▸ **JOB**: Copy out all the entries exactly.

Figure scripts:
- - -

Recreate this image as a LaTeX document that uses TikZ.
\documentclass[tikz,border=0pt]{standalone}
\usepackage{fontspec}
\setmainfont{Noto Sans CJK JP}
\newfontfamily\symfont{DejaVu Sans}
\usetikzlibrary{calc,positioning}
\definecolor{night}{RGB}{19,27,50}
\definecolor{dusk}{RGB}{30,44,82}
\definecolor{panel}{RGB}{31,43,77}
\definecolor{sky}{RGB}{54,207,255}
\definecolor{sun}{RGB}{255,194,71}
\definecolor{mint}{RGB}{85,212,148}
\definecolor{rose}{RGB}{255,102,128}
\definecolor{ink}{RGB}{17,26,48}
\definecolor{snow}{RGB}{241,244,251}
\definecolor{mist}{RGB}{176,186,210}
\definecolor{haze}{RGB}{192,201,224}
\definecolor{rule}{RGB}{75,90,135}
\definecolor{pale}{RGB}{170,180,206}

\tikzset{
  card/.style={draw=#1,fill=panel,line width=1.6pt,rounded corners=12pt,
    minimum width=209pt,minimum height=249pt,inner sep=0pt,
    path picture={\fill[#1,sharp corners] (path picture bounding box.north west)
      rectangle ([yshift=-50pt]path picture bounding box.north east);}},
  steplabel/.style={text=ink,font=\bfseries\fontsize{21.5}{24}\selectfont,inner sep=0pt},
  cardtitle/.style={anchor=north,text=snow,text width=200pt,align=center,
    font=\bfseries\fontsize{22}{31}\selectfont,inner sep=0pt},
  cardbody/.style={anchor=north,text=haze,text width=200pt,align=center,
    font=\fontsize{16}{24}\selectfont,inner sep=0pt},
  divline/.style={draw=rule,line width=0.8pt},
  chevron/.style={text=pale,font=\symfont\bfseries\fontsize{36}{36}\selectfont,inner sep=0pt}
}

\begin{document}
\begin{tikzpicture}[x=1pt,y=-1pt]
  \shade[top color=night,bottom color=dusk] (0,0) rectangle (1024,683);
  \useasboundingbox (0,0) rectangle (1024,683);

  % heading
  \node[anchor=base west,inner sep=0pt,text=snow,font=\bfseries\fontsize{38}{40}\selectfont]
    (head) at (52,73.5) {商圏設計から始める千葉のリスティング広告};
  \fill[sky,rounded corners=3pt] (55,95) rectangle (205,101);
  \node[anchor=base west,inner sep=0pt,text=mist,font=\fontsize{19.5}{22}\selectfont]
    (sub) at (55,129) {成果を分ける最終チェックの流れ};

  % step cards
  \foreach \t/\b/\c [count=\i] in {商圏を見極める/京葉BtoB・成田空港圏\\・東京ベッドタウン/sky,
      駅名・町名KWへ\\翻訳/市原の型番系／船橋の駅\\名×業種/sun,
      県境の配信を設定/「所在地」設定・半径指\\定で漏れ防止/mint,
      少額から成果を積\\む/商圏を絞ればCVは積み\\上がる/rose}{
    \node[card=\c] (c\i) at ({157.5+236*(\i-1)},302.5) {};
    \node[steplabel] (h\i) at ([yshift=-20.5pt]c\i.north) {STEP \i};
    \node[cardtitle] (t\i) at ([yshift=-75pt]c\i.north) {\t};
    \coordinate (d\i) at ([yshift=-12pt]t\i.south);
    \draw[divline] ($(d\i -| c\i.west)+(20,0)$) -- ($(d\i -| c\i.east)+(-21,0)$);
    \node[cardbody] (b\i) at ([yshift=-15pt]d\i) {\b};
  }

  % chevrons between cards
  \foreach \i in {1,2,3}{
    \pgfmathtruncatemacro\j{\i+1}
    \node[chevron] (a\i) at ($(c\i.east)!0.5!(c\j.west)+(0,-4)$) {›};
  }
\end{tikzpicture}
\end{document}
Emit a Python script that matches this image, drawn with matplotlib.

- - -

▸ **EXERCISE SOLUTION**:
Recreate this image as a LaTeX document that uses TikZ.
\documentclass[tikz,border=0pt]{standalone}
\usepackage{fontspec}
\setmainfont{Noto Sans CJK JP}
\newfontfamily\symfont{DejaVu Sans}
\usetikzlibrary{calc,positioning}
\definecolor{night}{RGB}{19,27,50}
\definecolor{dusk}{RGB}{30,44,82}
\definecolor{panel}{RGB}{31,43,77}
\definecolor{sky}{RGB}{54,207,255}
\definecolor{sun}{RGB}{255,194,71}
\definecolor{mint}{RGB}{85,212,148}
\definecolor{rose}{RGB}{255,102,128}
\definecolor{ink}{RGB}{17,26,48}
\definecolor{snow}{RGB}{241,244,251}
\definecolor{mist}{RGB}{176,186,210}
\definecolor{haze}{RGB}{192,201,224}
\definecolor{rule}{RGB}{75,90,135}
\definecolor{pale}{RGB}{170,180,206}

\tikzset{
  card/.style={draw=#1,fill=panel,line width=1.6pt,rounded corners=12pt,
    minimum width=209pt,minimum height=249pt,inner sep=0pt,
    path picture={\fill[#1,sharp corners] (path picture bounding box.north west)
      rectangle ([yshift=-50pt]path picture bounding box.north east);}},
  steplabel/.style={text=ink,font=\bfseries\fontsize{21.5}{24}\selectfont,inner sep=0pt},
  cardtitle/.style={anchor=north,text=snow,text width=200pt,align=center,
    font=\bfseries\fontsize{22}{31}\selectfont,inner sep=0pt},
  cardbody/.style={anchor=north,text=haze,text width=200pt,align=center,
    font=\fontsize{16}{24}\selectfont,inner sep=0pt},
  divline/.style={draw=rule,line width=0.8pt},
  chevron/.style={text=pale,font=\symfont\bfseries\fontsize{36}{36}\selectfont,inner sep=0pt}
}

\begin{document}
\begin{tikzpicture}[x=1pt,y=-1pt]
  \shade[top color=night,bottom color=dusk] (0,0) rectangle (1024,683);
  \useasboundingbox (0,0) rectangle (1024,683);

  % heading
  \node[anchor=base west,inner sep=0pt,text=snow,font=\bfseries\fontsize{38}{40}\selectfont]
    (head) at (52,73.5) {商圏設計から始める千葉のリスティング広告};
  \fill[sky,rounded corners=3pt] (55,95) rectangle (205,101);
  \node[anchor=base west,inner sep=0pt,text=mist,font=\fontsize{19.5}{22}\selectfont]
    (sub) at (55,129) {成果を分ける最終チェックの流れ};

  % step cards
  \foreach \t/\b/\c [count=\i] in {商圏を見極める/京葉BtoB・成田空港圏\\・東京ベッドタウン/sky,
      駅名・町名KWへ\\翻訳/市原の型番系／船橋の駅\\名×業種/sun,
      県境の配信を設定/「所在地」設定・半径指\\定で漏れ防止/mint,
      少額から成果を積\\む/商圏を絞ればCVは積み\\上がる/rose}{
    \node[card=\c] (c\i) at ({157.5+236*(\i-1)},302.5) {};
    \node[steplabel] (h\i) at ([yshift=-20.5pt]c\i.north) {STEP \i};
    \node[cardtitle] (t\i) at ([yshift=-75pt]c\i.north) {\t};
    \coordinate (d\i) at ([yshift=-12pt]t\i.south);
    \draw[divline] ($(d\i -| c\i.west)+(20,0)$) -- ($(d\i -| c\i.east)+(-21,0)$);
    \node[cardbody] (b\i) at ([yshift=-15pt]d\i) {\b};
  }

  % chevrons between cards
  \foreach \i in {1,2,3}{
    \pgfmathtruncatemacro\j{\i+1}
    \node[chevron] (a\i) at ($(c\i.east)!0.5!(c\j.west)+(0,-4)$) {›};
  }
\end{tikzpicture}
\end{document}
Emit a Python script that matches this image, drawn with matplotlib.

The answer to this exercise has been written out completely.